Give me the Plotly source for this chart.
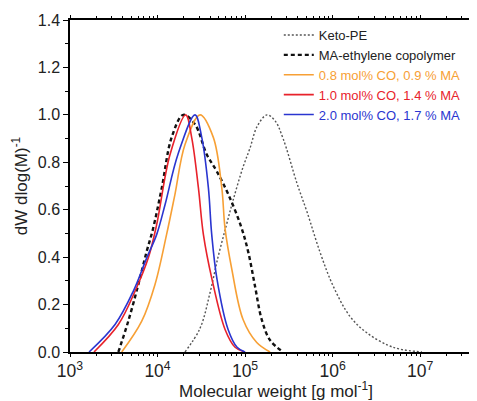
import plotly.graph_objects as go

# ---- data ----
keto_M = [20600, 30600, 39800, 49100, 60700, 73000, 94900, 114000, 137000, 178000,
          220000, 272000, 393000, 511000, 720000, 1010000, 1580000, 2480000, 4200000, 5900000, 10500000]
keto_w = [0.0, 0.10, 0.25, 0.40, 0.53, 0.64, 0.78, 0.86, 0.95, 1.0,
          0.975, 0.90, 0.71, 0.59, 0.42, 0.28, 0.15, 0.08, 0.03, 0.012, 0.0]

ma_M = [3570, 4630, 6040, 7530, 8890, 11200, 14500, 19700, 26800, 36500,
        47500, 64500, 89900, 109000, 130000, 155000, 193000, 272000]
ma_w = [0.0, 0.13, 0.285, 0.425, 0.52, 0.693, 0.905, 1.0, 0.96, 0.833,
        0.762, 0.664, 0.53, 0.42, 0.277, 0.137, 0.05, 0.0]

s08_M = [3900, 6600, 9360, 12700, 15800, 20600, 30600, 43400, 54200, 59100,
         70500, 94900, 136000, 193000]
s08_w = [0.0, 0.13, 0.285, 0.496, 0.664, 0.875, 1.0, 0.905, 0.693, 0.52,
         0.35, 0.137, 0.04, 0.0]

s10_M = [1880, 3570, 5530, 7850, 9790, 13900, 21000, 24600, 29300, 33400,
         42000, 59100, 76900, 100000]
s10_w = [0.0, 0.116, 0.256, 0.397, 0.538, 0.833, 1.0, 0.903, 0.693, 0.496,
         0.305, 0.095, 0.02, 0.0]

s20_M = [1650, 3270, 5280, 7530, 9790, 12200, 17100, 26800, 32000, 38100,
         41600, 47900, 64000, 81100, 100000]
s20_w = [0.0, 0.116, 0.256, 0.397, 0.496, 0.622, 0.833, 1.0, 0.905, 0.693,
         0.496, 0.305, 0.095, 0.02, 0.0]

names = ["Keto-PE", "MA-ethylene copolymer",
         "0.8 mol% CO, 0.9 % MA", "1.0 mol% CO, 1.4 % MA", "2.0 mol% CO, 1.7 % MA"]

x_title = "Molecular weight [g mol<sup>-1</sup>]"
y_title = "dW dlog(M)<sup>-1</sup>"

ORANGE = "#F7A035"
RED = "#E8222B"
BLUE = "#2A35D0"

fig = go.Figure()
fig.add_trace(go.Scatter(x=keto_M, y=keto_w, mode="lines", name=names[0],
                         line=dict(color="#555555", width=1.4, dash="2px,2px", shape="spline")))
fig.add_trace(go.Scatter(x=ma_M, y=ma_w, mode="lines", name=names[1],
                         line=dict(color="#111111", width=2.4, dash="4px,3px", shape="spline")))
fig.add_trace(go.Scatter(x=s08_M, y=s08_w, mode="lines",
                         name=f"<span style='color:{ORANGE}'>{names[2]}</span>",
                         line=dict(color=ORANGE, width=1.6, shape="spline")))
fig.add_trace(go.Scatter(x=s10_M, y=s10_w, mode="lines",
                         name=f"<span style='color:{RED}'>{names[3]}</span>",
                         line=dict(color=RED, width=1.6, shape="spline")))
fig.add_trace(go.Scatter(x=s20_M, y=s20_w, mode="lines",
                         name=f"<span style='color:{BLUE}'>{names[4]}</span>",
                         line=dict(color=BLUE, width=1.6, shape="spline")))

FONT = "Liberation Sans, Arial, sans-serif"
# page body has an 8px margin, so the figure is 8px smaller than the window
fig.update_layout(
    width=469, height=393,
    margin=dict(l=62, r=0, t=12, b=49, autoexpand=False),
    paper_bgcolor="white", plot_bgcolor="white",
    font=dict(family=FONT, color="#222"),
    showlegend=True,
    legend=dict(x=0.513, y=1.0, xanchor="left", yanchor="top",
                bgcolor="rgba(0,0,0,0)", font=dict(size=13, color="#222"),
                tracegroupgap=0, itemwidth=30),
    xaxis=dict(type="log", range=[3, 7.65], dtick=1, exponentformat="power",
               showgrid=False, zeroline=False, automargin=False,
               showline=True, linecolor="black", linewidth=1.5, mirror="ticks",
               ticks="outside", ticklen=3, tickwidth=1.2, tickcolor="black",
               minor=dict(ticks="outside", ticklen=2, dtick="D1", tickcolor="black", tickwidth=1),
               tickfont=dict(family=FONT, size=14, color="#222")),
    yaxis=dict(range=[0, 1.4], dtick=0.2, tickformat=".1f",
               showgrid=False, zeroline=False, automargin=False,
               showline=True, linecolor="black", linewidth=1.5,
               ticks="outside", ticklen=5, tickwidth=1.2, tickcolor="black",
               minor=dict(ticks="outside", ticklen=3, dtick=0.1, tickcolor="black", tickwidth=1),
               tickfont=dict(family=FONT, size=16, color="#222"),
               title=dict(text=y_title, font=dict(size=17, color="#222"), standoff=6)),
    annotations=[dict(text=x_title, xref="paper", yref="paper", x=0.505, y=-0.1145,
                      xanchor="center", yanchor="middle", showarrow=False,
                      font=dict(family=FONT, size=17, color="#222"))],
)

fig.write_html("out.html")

########################################

▶ [DESCRIPTION OF THE TASK]: Repeat the material verbatim. Do not carry over any picture.

▶ [OUTPUT]:
Give me the Plotly source for this chart.
import plotly.graph_objects as go

# ---- data ----
keto_M = [20600, 30600, 39800, 49100, 60700, 73000, 94900, 114000, 137000, 178000,
          220000, 272000, 393000, 511000, 720000, 1010000, 1580000, 2480000, 4200000, 5900000, 10500000]
keto_w = [0.0, 0.10, 0.25, 0.40, 0.53, 0.64, 0.78, 0.86, 0.95, 1.0,
          0.975, 0.90, 0.71, 0.59, 0.42, 0.28, 0.15, 0.08, 0.03, 0.012, 0.0]

ma_M = [3570, 4630, 6040, 7530, 8890, 11200, 14500, 19700, 26800, 36500,
        47500, 64500, 89900, 109000, 130000, 155000, 193000, 272000]
ma_w = [0.0, 0.13, 0.285, 0.425, 0.52, 0.693, 0.905, 1.0, 0.96, 0.833,
        0.762, 0.664, 0.53, 0.42, 0.277, 0.137, 0.05, 0.0]

s08_M = [3900, 6600, 9360, 12700, 15800, 20600, 30600, 43400, 54200, 59100,
         70500, 94900, 136000, 193000]
s08_w = [0.0, 0.13, 0.285, 0.496, 0.664, 0.875, 1.0, 0.905, 0.693, 0.52,
         0.35, 0.137, 0.04, 0.0]

s10_M = [1880, 3570, 5530, 7850, 9790, 13900, 21000, 24600, 29300, 33400,
         42000, 59100, 76900, 100000]
s10_w = [0.0, 0.116, 0.256, 0.397, 0.538, 0.833, 1.0, 0.903, 0.693, 0.496,
         0.305, 0.095, 0.02, 0.0]

s20_M = [1650, 3270, 5280, 7530, 9790, 12200, 17100, 26800, 32000, 38100,
         41600, 47900, 64000, 81100, 100000]
s20_w = [0.0, 0.116, 0.256, 0.397, 0.496, 0.622, 0.833, 1.0, 0.905, 0.693,
         0.496, 0.305, 0.095, 0.02, 0.0]

names = ["Keto-PE", "MA-ethylene copolymer",
         "0.8 mol% CO, 0.9 % MA", "1.0 mol% CO, 1.4 % MA", "2.0 mol% CO, 1.7 % MA"]

x_title = "Molecular weight [g mol<sup>-1</sup>]"
y_title = "dW dlog(M)<sup>-1</sup>"

ORANGE = "#F7A035"
RED = "#E8222B"
BLUE = "#2A35D0"

fig = go.Figure()
fig.add_trace(go.Scatter(x=keto_M, y=keto_w, mode="lines", name=names[0],
                         line=dict(color="#555555", width=1.4, dash="2px,2px", shape="spline")))
fig.add_trace(go.Scatter(x=ma_M, y=ma_w, mode="lines", name=names[1],
                         line=dict(color="#111111", width=2.4, dash="4px,3px", shape="spline")))
fig.add_trace(go.Scatter(x=s08_M, y=s08_w, mode="lines",
                         name=f"<span style='color:{ORANGE}'>{names[2]}</span>",
                         line=dict(color=ORANGE, width=1.6, shape="spline")))
fig.add_trace(go.Scatter(x=s10_M, y=s10_w, mode="lines",
                         name=f"<span style='color:{RED}'>{names[3]}</span>",
                         line=dict(color=RED, width=1.6, shape="spline")))
fig.add_trace(go.Scatter(x=s20_M, y=s20_w, mode="lines",
                         name=f"<span style='color:{BLUE}'>{names[4]}</span>",
                         line=dict(color=BLUE, width=1.6, shape="spline")))

FONT = "Liberation Sans, Arial, sans-serif"
# page body has an 8px margin, so the figure is 8px smaller than the window
fig.update_layout(
    width=469, height=393,
    margin=dict(l=62, r=0, t=12, b=49, autoexpand=False),
    paper_bgcolor="white", plot_bgcolor="white",
    font=dict(family=FONT, color="#222"),
    showlegend=True,
    legend=dict(x=0.513, y=1.0, xanchor="left", yanchor="top",
                bgcolor="rgba(0,0,0,0)", font=dict(size=13, color="#222"),
                tracegroupgap=0, itemwidth=30),
    xaxis=dict(type="log", range=[3, 7.65], dtick=1, exponentformat="power",
               showgrid=False, zeroline=False, automargin=False,
               showline=True, linecolor="black", linewidth=1.5, mirror="ticks",
               ticks="outside", ticklen=3, tickwidth=1.2, tickcolor="black",
               minor=dict(ticks="outside", ticklen=2, dtick="D1", tickcolor="black", tickwidth=1),
               tickfont=dict(family=FONT, size=14, color="#222")),
    yaxis=dict(range=[0, 1.4], dtick=0.2, tickformat=".1f",
               showgrid=False, zeroline=False, automargin=False,
               showline=True, linecolor="black", linewidth=1.5,
               ticks="outside", ticklen=5, tickwidth=1.2, tickcolor="black",
               minor=dict(ticks="outside", ticklen=3, dtick=0.1, tickcolor="black", tickwidth=1),
               tickfont=dict(family=FONT, size=16, color="#222"),
               title=dict(text=y_title, font=dict(size=17, color="#222"), standoff=6)),
    annotations=[dict(text=x_title, xref="paper", yref="paper", x=0.505, y=-0.1145,
                      xanchor="center", yanchor="middle", showarrow=False,
                      font=dict(family=FONT, size=17, color="#222"))],
)

fig.write_html("out.html")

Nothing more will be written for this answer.